“Le torri del silenzio”: è il titolo della nuova raccolta di liriche di Maria Grazia Bajoni, pubblicata nei giorni scorsi dalle Edizioni Ursini di Catanzaro. Dopo aver insegnato per più di 25 anni Lingua latina all’Università Cattolica di Milano e pubblicato decine di articoli di filologia classica, Bajoni è ora impegnata in una approfondita ricerca sulle istituzioni e sul linguaggio della diplomazia nel tardo impero romano presso l’École des Hautes Études en Sciences Sociales a Parigi L’interesse per la tarda antichità è anche alla base del suo saggio “Les grammairiens lascifs. La grammaire à la fin de l’Empire romain”, pubblicato sempre a Parigi da Les Belles Lettres. Bajoni è comunque anche un’apprezzata poetessa e scrittrice.
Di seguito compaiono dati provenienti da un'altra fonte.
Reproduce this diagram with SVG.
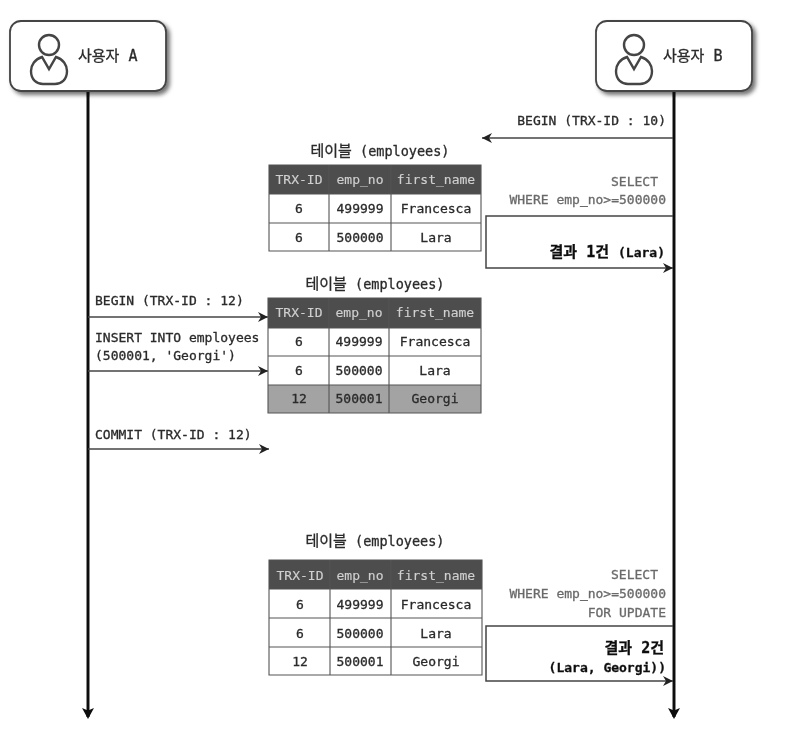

Fra le sue pubblicazioni di carattere letterario si ricordano la raccolta di poesie Composizione in grigio per Nicolas de Staël, due romanzi per bambini, Il ragazzo del Mare Tenebroso e Principe di Palaedo e il racconto storico Il pane bianco.

 

Ora, questo nuovo libro, con le edizioni Ursini, che racchiude la sua produzione poetica degli anni 2007-2011.

 

Se, come ha scritto Arthur Schopenhauer, “solo il presente è vero e reale: costituisce il tempo realmente pieno, ed è solo in esso che si svolge la nostra vita”, è altrettanto vero che dal passato raccogliamo esperienze e saggezza e che il tutto cerchiamo di trasbordare nel futuro allo scopo di renderlo il più possibile piacevole, gratificante.

 

Da tale considerazione nasce e si sviluppa anche il percorso scritturale che Maria Grazia Bajoni ha messo in luce in questa accurata e intensa raccolta di poesie: un compendio di cultura e di profondità storica e psicologica che accomuna smarrimenti e attese, silenzi e tragitti fin dentro l’io allo scopo, evidente, di armonizzare il discorso su un pentagramma di note legate al mito, al tentativo di strappare alla palude della quotidianità i segni di una calda ebbrezza di sentimenti e di allestire, se possibile, una coltre di profumi non inquinati per non sciupare “i nostri brevi millenni”.

 

C’è un evidente gioco ad intarsio, in quanto il passare da una lettura attenta del proprio io e del relativo diario (esemplari, al riguardo, gli autoritratti in cui dice, tra l’altro, : “ho invidiato della cicala lo stridulo riso / confuso al sussurro degli ulivi / e la sua morte alla fine dell’estate”) ad uno strizzare l’occhio alle rotaie della ferrovia, alle erbe tenaci che occultano, in qualche modo, “il feroce piacere / del gatto che si trastulla dilaniando la preda”, nutre di una bellezza espressiva esemplare ogni quadretto poetico, ogni accelerazione ed ogni successiva genuflessione di fronte all’ineluttabilità della morte, alla chiusura di un ciclo d’amore e di partecipazione ai perché del vivere, del soffrire e del gioire magari per poco.

 

Maria Grazia Bajoni ha il dono dell’immediatezza, del dare profondità ai paesaggi dell’anima, al perpetuarsi di un’immagine docile, smagliante od orfana di luce. Non soggiace mai alla solitudine fine a se stessa, ma anche dalla solitudine, che sovente compenetra di sé il respiro del tempo, sa cogliere vaporosi alfabeti e canti che si nutrono di pazienza, di sguardi assorti, “nel cielo di Chagall”.

 

La sua poesia, stimolante e acuta, conferma il fatto che la storia del nostro tempo è una corsa col tempo e al di là del tempo, che incapsula il tutto e il nulla, essenze ed assenze, verità e capacità profetiche. E’ un rifugiarsi, il suo, in un silenzio ciarliero, sospeso su un canovaccio di luce e d’armonia, che consente di affrontare comunque la vita così com’è. Come dire che la poesia di Maria Grazia Bajoni sa trovare, in questo libro inserito dalle edizioni Ursini nella collaudata collana “Le farfalle”, occasioni concrete per cementare incontri e per ampliare l’orizzonte dell’io e la forza dei suoi sentimenti.